Tips for Production

Manage Dependencies

Finn continues to get updated on a regular basis. A best practice is to ensure you are using a specific version of Finn for your production forecast. This can be done through the use of the renv package while using Finn on your local machine, or using docker containers for running Finn in the cloud.

Azure ML Pipelines

Finn was built to run at scale in Azure, leveraging spark as the parallel back end. Check out the parallel processing vignette to learn how to get Finn running on Azure services like Databricks. The best way to run Finn in production is through the use of Azure Machine Learning, specifically Azure ML Pipelines.

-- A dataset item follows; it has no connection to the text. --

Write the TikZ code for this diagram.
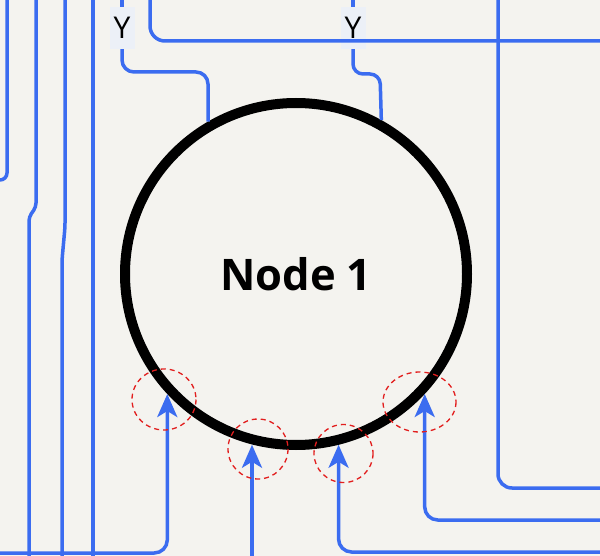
\documentclass[tikz,border=0pt]{standalone}
\usepackage{fontspec}
\setmainfont{Open Sans}
\usetikzlibrary{arrows.meta}
\definecolor{paper}{RGB}{244,243,239}
\definecolor{wireblue}{RGB}{59,108,240}
\definecolor{tagbg}{RGB}{236,240,247}
\definecolor{hired}{RGB}{226,30,30}

\begin{document}
\begin{tikzpicture}[x=1pt,y=-1pt,
wire/.style={draw=wireblue,line width=3.5pt},
feed/.style={wire,-{Stealth[length=23pt,width=20pt,inset=6pt]}},
ring/.style={draw=hired,line width=1.3pt,dash pattern=on 5pt off 4pt},
tag/.style={fill=tagbg,inner sep=0pt,minimum width=25pt,minimum height=42pt,font=\fontsize{30}{30}\selectfont}]
\fill[paper] (0,0) rectangle (600,556);
\useasboundingbox (0,0) rectangle (600,556);
\node[circle,draw,line width=10pt,inner sep=0pt,minimum size=342pt,font=\bfseries\fontsize{43.5}{43.5}\selectfont] (node1) at (296,274) {Node 1};
\node[tag] (ya) at (122,28) {Y};
\node[tag] (yb) at (353,28) {Y};
\coordinate (ta) at (122,0);
\coordinate (tb) at (353,0);
\coordinate (tc) at (150,0);
\coordinate (td) at (498,0);
\coordinate (rc) at (600,41);
\coordinate (rd) at (600,488);
\coordinate (re) at (600,520);
\coordinate (rf) at (600,552);
\coordinate (bl) at (0,553);
\coordinate (bb) at (252,556);
\draw[wire] (ta) -- (ya.north);
\draw[wire] (tb) -- (yb.north);
\draw[wire,rounded corners=12pt] (ya.south) |- (208,72) -- (node1.120);
\draw[wire,rounded corners=10pt] (yb.south) |- (380,74) -- (node1.61.5);
\draw[wire,rounded corners=15pt] (tc) |- (rc);
\draw[wire,rounded corners=14pt] (td) |- (rd);
\draw[wire,rounded corners=7pt] (7,0) |- (-2,180);
\draw[wire,rounded corners=4pt] (36,0) -- (36,207) -- (29,217) -- (29,556);
\draw[wire,rounded corners=4pt] (65,0) -- (65,227) -- (62,260) -- (62,556);
\draw[wire] (93,0) -- (93,556);
\draw[feed,rounded corners=13pt] (bl) -| (node1.-137.1);
\draw[feed] (bb) -- (bb |- node1.-104.5);
\draw[feed,rounded corners=13pt] (rf) -| (node1.-76.2);
\draw[feed,rounded corners=13pt] (re) -| (node1.-43.8);
\draw[ring] (164,399.5) ellipse [x radius=32, y radius=30.5];
\draw[ring] (258,449) ellipse [x radius=30, y radius=30];
\draw[ring] (343.5,453.5) ellipse [x radius=29.5, y radius=29];
\draw[ring] (419.5,402) ellipse [x radius=36.5, y radius=30];
\end{tikzpicture}
\end{document}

Below are a few tips for leveraging Azure ML Pipelines

  • Leverage the Azure ML CLI v2 interface to submit R scripts in a pipeline.
  • Use the sub components of Finn instead of forecast_time_series() so you can have different pipeline steps ran for each step of the Finn forecast process.
  • If you do use the sub components of Finn, then definitely set add_unique_id to FALSE within set_run_info(). That will let you call the exact same run info in each separate pipeline step. Make sure that you are using your own unique run_name within set_run_info(), one that is different than previous Finn runs but the same name when using set_run_info() in each pipeline step.
  • Connect your Azure ML Pipeline to a spark compute cluster and mount an Azure Data Lake Storage connection. Either through Azure Databricks or Azure Synapse. Also consider using different spark cluster configurations depending on the Finn forecast sub component you are running in each pipeline step.
    • For prep_data() and prep_models(), use the default spark cluster settings. Where each spark task gets sent to a specific core on an executor.
    • For all other functions like train_models(), ensemble_models(), and final_models() consider adjusting the spark cluster settings like “spark.executor.cores” equal to 1 and set inner_parallel to TRUE within each function. That way only a single task/time series gets sent to each spark executor node, and all cores within that node can be used during the modeling process for that task/time series. Use num_cores within each function to control how many cores on the executor to use, with the default being all available cores minus one. This can significantly speed up run time, but if you have many time series and want to run all of the models within Finn ensure that you have a spark cluster that can scale to many VM’s.